→ **What you need to do**
Take the lines from the beginning of the material through the line containing "import plotly.graph_objects as go" and retype them exactly, leaving the pictures out.

━━━━━━

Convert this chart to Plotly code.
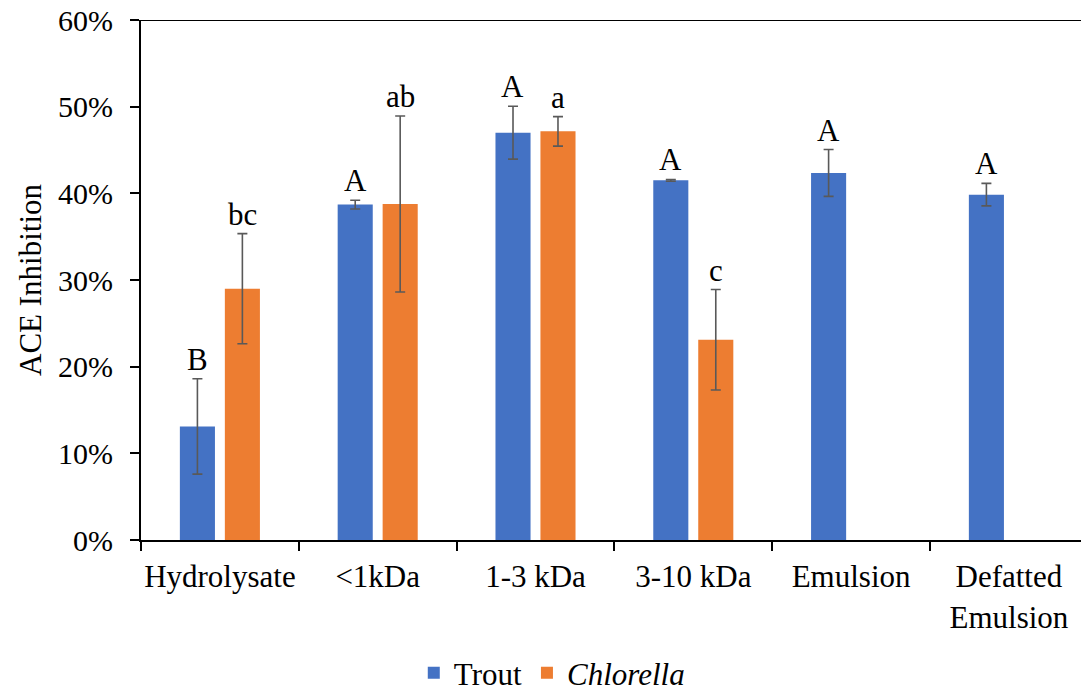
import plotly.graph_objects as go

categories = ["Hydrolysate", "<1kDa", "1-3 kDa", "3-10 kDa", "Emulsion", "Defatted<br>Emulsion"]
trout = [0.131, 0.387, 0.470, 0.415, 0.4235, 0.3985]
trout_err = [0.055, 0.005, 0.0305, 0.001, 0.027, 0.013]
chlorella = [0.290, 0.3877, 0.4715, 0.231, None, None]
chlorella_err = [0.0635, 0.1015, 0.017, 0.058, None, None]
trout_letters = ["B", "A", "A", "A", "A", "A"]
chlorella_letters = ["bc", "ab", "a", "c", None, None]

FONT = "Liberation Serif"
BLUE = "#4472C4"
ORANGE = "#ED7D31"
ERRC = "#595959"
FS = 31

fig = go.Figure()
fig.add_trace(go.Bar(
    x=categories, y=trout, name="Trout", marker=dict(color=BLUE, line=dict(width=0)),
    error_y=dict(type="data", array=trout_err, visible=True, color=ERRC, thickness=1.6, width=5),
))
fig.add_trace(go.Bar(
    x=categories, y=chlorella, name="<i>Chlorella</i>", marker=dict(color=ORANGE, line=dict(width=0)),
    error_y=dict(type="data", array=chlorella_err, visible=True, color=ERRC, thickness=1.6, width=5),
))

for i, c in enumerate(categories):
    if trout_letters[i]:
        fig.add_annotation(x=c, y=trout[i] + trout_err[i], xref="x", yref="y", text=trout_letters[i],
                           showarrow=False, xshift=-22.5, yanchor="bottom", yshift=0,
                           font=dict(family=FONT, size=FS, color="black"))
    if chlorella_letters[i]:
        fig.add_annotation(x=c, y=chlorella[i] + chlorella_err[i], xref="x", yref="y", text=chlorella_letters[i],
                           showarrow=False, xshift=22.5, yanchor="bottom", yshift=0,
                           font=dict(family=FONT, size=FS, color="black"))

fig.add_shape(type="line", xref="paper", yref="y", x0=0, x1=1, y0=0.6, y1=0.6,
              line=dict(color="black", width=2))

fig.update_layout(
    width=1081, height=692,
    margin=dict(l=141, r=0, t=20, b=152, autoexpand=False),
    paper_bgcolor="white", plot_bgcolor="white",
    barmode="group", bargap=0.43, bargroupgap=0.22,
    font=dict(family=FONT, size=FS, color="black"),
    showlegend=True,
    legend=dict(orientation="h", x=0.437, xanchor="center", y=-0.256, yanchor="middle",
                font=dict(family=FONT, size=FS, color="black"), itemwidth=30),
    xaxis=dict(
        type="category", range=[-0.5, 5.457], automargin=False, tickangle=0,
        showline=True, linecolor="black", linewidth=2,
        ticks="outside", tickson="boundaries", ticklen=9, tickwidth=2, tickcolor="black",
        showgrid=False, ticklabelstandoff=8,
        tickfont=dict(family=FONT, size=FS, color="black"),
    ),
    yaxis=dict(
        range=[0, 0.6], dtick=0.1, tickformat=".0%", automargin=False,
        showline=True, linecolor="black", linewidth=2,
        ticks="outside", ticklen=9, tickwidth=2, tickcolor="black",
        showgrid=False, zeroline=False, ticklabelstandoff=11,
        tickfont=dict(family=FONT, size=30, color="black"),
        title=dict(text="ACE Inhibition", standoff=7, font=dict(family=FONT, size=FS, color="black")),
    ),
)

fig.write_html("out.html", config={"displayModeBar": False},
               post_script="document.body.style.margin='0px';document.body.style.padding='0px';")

━━━━━━

→ **Completed exercise**
Convert this chart to Plotly code.
import plotly.graph_objects as go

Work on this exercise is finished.